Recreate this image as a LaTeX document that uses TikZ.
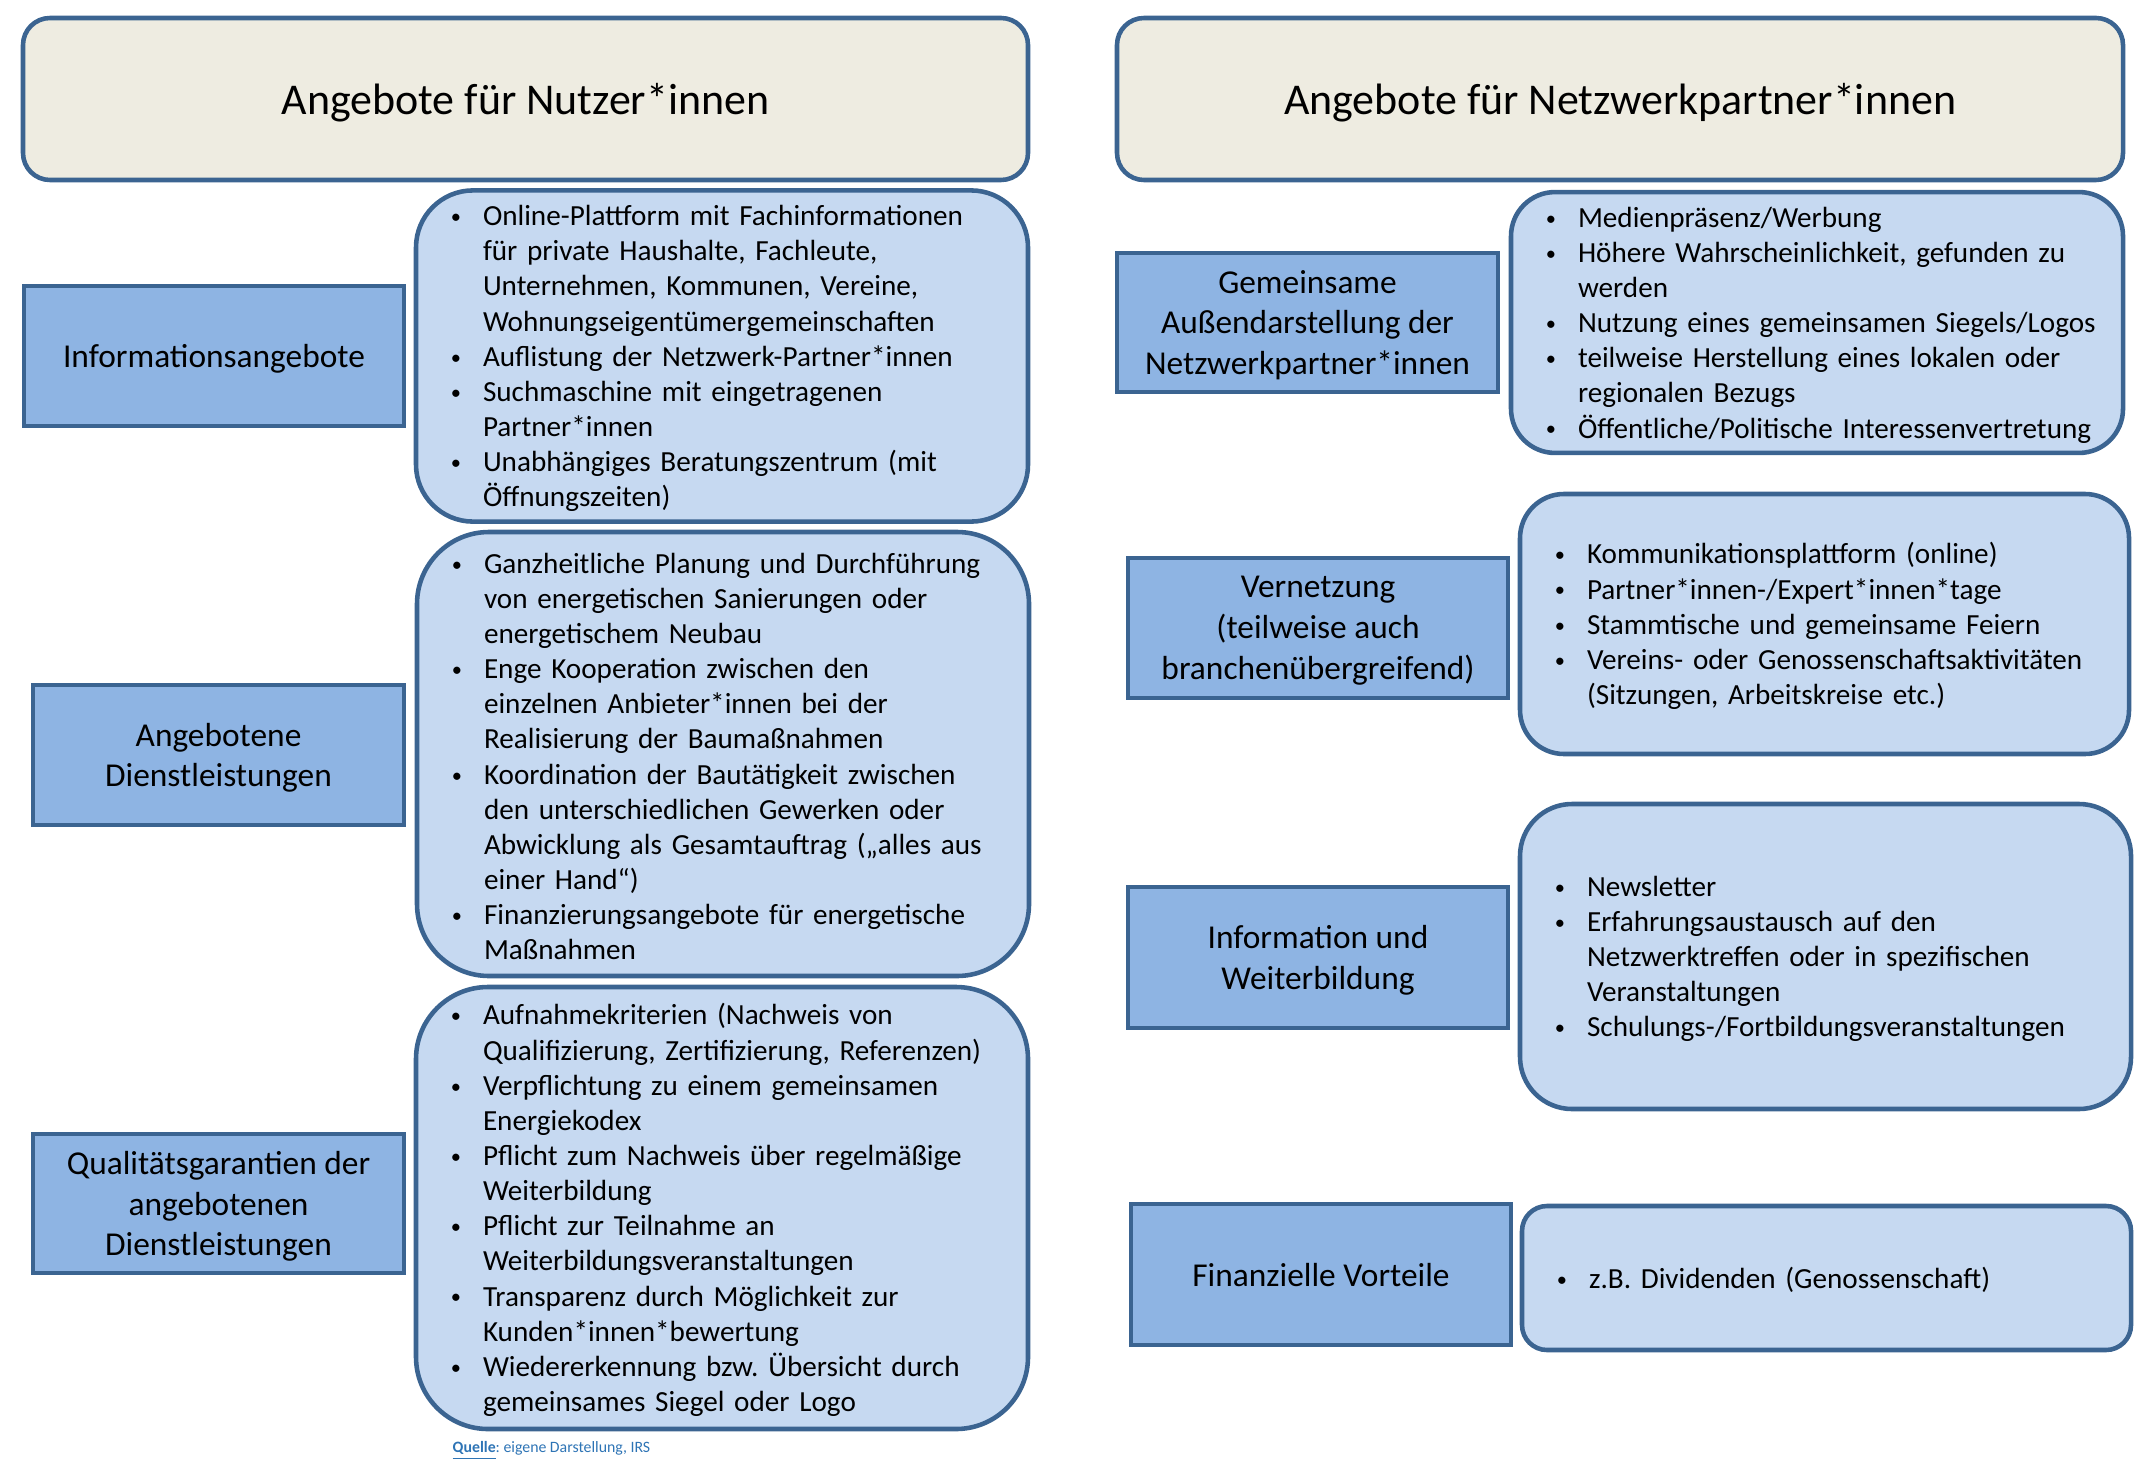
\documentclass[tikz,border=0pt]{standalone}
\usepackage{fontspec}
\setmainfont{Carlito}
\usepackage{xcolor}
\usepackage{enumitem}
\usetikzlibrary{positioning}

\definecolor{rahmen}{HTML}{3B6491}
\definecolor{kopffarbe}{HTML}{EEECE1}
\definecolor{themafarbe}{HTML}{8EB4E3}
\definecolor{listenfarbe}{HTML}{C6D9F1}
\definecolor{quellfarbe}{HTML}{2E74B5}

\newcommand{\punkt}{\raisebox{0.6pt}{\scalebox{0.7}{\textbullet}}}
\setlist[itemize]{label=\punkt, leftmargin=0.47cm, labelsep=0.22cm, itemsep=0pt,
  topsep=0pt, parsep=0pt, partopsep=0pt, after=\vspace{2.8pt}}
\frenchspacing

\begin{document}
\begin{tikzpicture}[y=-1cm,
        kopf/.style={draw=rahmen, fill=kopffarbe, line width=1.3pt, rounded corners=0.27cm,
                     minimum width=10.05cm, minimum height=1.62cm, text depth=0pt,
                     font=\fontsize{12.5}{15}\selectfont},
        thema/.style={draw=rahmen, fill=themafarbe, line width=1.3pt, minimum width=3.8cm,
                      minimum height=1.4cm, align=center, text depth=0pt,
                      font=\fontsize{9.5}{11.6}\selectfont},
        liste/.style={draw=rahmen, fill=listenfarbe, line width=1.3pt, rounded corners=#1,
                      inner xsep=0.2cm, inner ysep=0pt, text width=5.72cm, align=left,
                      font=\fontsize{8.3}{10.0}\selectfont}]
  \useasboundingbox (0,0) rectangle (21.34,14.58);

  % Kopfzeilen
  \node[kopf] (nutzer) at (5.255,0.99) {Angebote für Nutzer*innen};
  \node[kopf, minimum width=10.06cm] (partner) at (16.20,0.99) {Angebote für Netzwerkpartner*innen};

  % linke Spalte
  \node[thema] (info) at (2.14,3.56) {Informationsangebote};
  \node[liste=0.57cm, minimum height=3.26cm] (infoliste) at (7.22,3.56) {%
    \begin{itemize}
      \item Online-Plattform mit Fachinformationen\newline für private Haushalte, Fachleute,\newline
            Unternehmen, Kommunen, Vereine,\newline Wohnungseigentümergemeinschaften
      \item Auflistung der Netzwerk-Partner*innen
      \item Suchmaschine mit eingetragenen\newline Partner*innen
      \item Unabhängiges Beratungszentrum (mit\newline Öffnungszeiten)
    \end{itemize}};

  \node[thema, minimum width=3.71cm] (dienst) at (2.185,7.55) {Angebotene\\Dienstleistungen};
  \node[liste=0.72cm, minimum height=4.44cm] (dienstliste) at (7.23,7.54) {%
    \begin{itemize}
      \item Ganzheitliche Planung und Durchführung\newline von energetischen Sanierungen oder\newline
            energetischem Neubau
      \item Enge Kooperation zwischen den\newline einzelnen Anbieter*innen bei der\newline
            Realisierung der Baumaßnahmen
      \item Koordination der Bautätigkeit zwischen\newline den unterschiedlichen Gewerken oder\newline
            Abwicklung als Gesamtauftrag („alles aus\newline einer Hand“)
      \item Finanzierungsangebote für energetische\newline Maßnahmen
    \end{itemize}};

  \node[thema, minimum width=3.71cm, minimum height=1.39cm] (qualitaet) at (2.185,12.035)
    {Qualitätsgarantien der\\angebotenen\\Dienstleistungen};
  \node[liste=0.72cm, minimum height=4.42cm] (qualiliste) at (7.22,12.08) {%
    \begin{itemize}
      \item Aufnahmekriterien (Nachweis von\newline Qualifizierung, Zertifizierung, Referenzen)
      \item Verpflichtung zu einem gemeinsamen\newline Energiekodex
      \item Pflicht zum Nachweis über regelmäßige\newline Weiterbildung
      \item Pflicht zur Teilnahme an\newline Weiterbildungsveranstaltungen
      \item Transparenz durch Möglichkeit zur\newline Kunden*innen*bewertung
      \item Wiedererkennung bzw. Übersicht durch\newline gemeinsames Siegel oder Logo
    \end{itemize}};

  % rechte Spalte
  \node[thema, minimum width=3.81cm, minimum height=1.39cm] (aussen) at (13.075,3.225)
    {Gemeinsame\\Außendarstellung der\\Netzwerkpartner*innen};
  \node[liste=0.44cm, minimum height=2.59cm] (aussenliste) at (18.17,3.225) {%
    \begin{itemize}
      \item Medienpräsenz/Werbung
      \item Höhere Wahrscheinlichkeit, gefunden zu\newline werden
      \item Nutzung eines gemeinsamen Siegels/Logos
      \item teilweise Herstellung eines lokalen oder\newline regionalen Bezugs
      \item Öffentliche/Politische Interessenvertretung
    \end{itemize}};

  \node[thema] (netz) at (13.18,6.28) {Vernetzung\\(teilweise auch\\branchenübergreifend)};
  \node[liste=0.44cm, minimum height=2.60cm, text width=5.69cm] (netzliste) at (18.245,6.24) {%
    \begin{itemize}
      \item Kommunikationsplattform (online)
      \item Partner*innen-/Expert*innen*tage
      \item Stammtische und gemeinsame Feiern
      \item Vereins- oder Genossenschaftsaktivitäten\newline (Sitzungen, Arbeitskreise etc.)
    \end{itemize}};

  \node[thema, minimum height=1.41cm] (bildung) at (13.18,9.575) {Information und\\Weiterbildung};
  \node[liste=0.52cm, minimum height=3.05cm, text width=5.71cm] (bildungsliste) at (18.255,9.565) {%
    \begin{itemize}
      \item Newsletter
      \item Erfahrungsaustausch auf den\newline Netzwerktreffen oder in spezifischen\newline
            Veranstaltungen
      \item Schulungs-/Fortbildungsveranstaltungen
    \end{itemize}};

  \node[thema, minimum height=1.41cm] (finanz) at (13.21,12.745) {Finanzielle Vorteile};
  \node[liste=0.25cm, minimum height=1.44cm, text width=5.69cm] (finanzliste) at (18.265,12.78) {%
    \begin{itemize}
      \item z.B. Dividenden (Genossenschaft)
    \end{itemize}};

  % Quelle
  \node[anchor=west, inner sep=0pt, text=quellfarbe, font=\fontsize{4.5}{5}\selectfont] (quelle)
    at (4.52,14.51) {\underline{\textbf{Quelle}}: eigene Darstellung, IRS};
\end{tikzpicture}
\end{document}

WHAT THE EXERCISE ASKS » Return all of the data exactly as written, and drop the pictures.

SOLUTION »
Recreate this image as a LaTeX document that uses TikZ.
\documentclass[tikz,border=0pt]{standalone}
\usepackage{fontspec}
\setmainfont{Carlito}
\usepackage{xcolor}
\usepackage{enumitem}
\usetikzlibrary{positioning}

\definecolor{rahmen}{HTML}{3B6491}
\definecolor{kopffarbe}{HTML}{EEECE1}
\definecolor{themafarbe}{HTML}{8EB4E3}
\definecolor{listenfarbe}{HTML}{C6D9F1}
\definecolor{quellfarbe}{HTML}{2E74B5}

\newcommand{\punkt}{\raisebox{0.6pt}{\scalebox{0.7}{\textbullet}}}
\setlist[itemize]{label=\punkt, leftmargin=0.47cm, labelsep=0.22cm, itemsep=0pt,
  topsep=0pt, parsep=0pt, partopsep=0pt, after=\vspace{2.8pt}}
\frenchspacing

\begin{document}
\begin{tikzpicture}[y=-1cm,
        kopf/.style={draw=rahmen, fill=kopffarbe, line width=1.3pt, rounded corners=0.27cm,
                     minimum width=10.05cm, minimum height=1.62cm, text depth=0pt,
                     font=\fontsize{12.5}{15}\selectfont},
        thema/.style={draw=rahmen, fill=themafarbe, line width=1.3pt, minimum width=3.8cm,
                      minimum height=1.4cm, align=center, text depth=0pt,
                      font=\fontsize{9.5}{11.6}\selectfont},
        liste/.style={draw=rahmen, fill=listenfarbe, line width=1.3pt, rounded corners=#1,
                      inner xsep=0.2cm, inner ysep=0pt, text width=5.72cm, align=left,
                      font=\fontsize{8.3}{10.0}\selectfont}]
  \useasboundingbox (0,0) rectangle (21.34,14.58);

  % Kopfzeilen
  \node[kopf] (nutzer) at (5.255,0.99) {Angebote für Nutzer*innen};
  \node[kopf, minimum width=10.06cm] (partner) at (16.20,0.99) {Angebote für Netzwerkpartner*innen};

  % linke Spalte
  \node[thema] (info) at (2.14,3.56) {Informationsangebote};
  \node[liste=0.57cm, minimum height=3.26cm] (infoliste) at (7.22,3.56) {%
    \begin{itemize}
      \item Online-Plattform mit Fachinformationen\newline für private Haushalte, Fachleute,\newline
            Unternehmen, Kommunen, Vereine,\newline Wohnungseigentümergemeinschaften
      \item Auflistung der Netzwerk-Partner*innen
      \item Suchmaschine mit eingetragenen\newline Partner*innen
      \item Unabhängiges Beratungszentrum (mit\newline Öffnungszeiten)
    \end{itemize}};

  \node[thema, minimum width=3.71cm] (dienst) at (2.185,7.55) {Angebotene\\Dienstleistungen};
  \node[liste=0.72cm, minimum height=4.44cm] (dienstliste) at (7.23,7.54) {%
    \begin{itemize}
      \item Ganzheitliche Planung und Durchführung\newline von energetischen Sanierungen oder\newline
            energetischem Neubau
      \item Enge Kooperation zwischen den\newline einzelnen Anbieter*innen bei der\newline
            Realisierung der Baumaßnahmen
      \item Koordination der Bautätigkeit zwischen\newline den unterschiedlichen Gewerken oder\newline
            Abwicklung als Gesamtauftrag („alles aus\newline einer Hand“)
      \item Finanzierungsangebote für energetische\newline Maßnahmen
    \end{itemize}};

  \node[thema, minimum width=3.71cm, minimum height=1.39cm] (qualitaet) at (2.185,12.035)
    {Qualitätsgarantien der\\angebotenen\\Dienstleistungen};
  \node[liste=0.72cm, minimum height=4.42cm] (qualiliste) at (7.22,12.08) {%
    \begin{itemize}
      \item Aufnahmekriterien (Nachweis von\newline Qualifizierung, Zertifizierung, Referenzen)
      \item Verpflichtung zu einem gemeinsamen\newline Energiekodex
      \item Pflicht zum Nachweis über regelmäßige\newline Weiterbildung
      \item Pflicht zur Teilnahme an\newline Weiterbildungsveranstaltungen
      \item Transparenz durch Möglichkeit zur\newline Kunden*innen*bewertung
      \item Wiedererkennung bzw. Übersicht durch\newline gemeinsames Siegel oder Logo
    \end{itemize}};

  % rechte Spalte
  \node[thema, minimum width=3.81cm, minimum height=1.39cm] (aussen) at (13.075,3.225)
    {Gemeinsame\\Außendarstellung der\\Netzwerkpartner*innen};
  \node[liste=0.44cm, minimum height=2.59cm] (aussenliste) at (18.17,3.225) {%
    \begin{itemize}
      \item Medienpräsenz/Werbung
      \item Höhere Wahrscheinlichkeit, gefunden zu\newline werden
      \item Nutzung eines gemeinsamen Siegels/Logos
      \item teilweise Herstellung eines lokalen oder\newline regionalen Bezugs
      \item Öffentliche/Politische Interessenvertretung
    \end{itemize}};

  \node[thema] (netz) at (13.18,6.28) {Vernetzung\\(teilweise auch\\branchenübergreifend)};
  \node[liste=0.44cm, minimum height=2.60cm, text width=5.69cm] (netzliste) at (18.245,6.24) {%
    \begin{itemize}
      \item Kommunikationsplattform (online)
      \item Partner*innen-/Expert*innen*tage
      \item Stammtische und gemeinsame Feiern
      \item Vereins- oder Genossenschaftsaktivitäten\newline (Sitzungen, Arbeitskreise etc.)
    \end{itemize}};

  \node[thema, minimum height=1.41cm] (bildung) at (13.18,9.575) {Information und\\Weiterbildung};
  \node[liste=0.52cm, minimum height=3.05cm, text width=5.71cm] (bildungsliste) at (18.255,9.565) {%
    \begin{itemize}
      \item Newsletter
      \item Erfahrungsaustausch auf den\newline Netzwerktreffen oder in spezifischen\newline
            Veranstaltungen
      \item Schulungs-/Fortbildungsveranstaltungen
    \end{itemize}};

  \node[thema, minimum height=1.41cm] (finanz) at (13.21,12.745) {Finanzielle Vorteile};
  \node[liste=0.25cm, minimum height=1.44cm, text width=5.69cm] (finanzliste) at (18.265,12.78) {%
    \begin{itemize}
      \item z.B. Dividenden (Genossenschaft)
    \end{itemize}};

  % Quelle
  \node[anchor=west, inner sep=0pt, text=quellfarbe, font=\fontsize{4.5}{5}\selectfont] (quelle)
    at (4.52,14.51) {\underline{\textbf{Quelle}}: eigene Darstellung, IRS};
\end{tikzpicture}
\end{document}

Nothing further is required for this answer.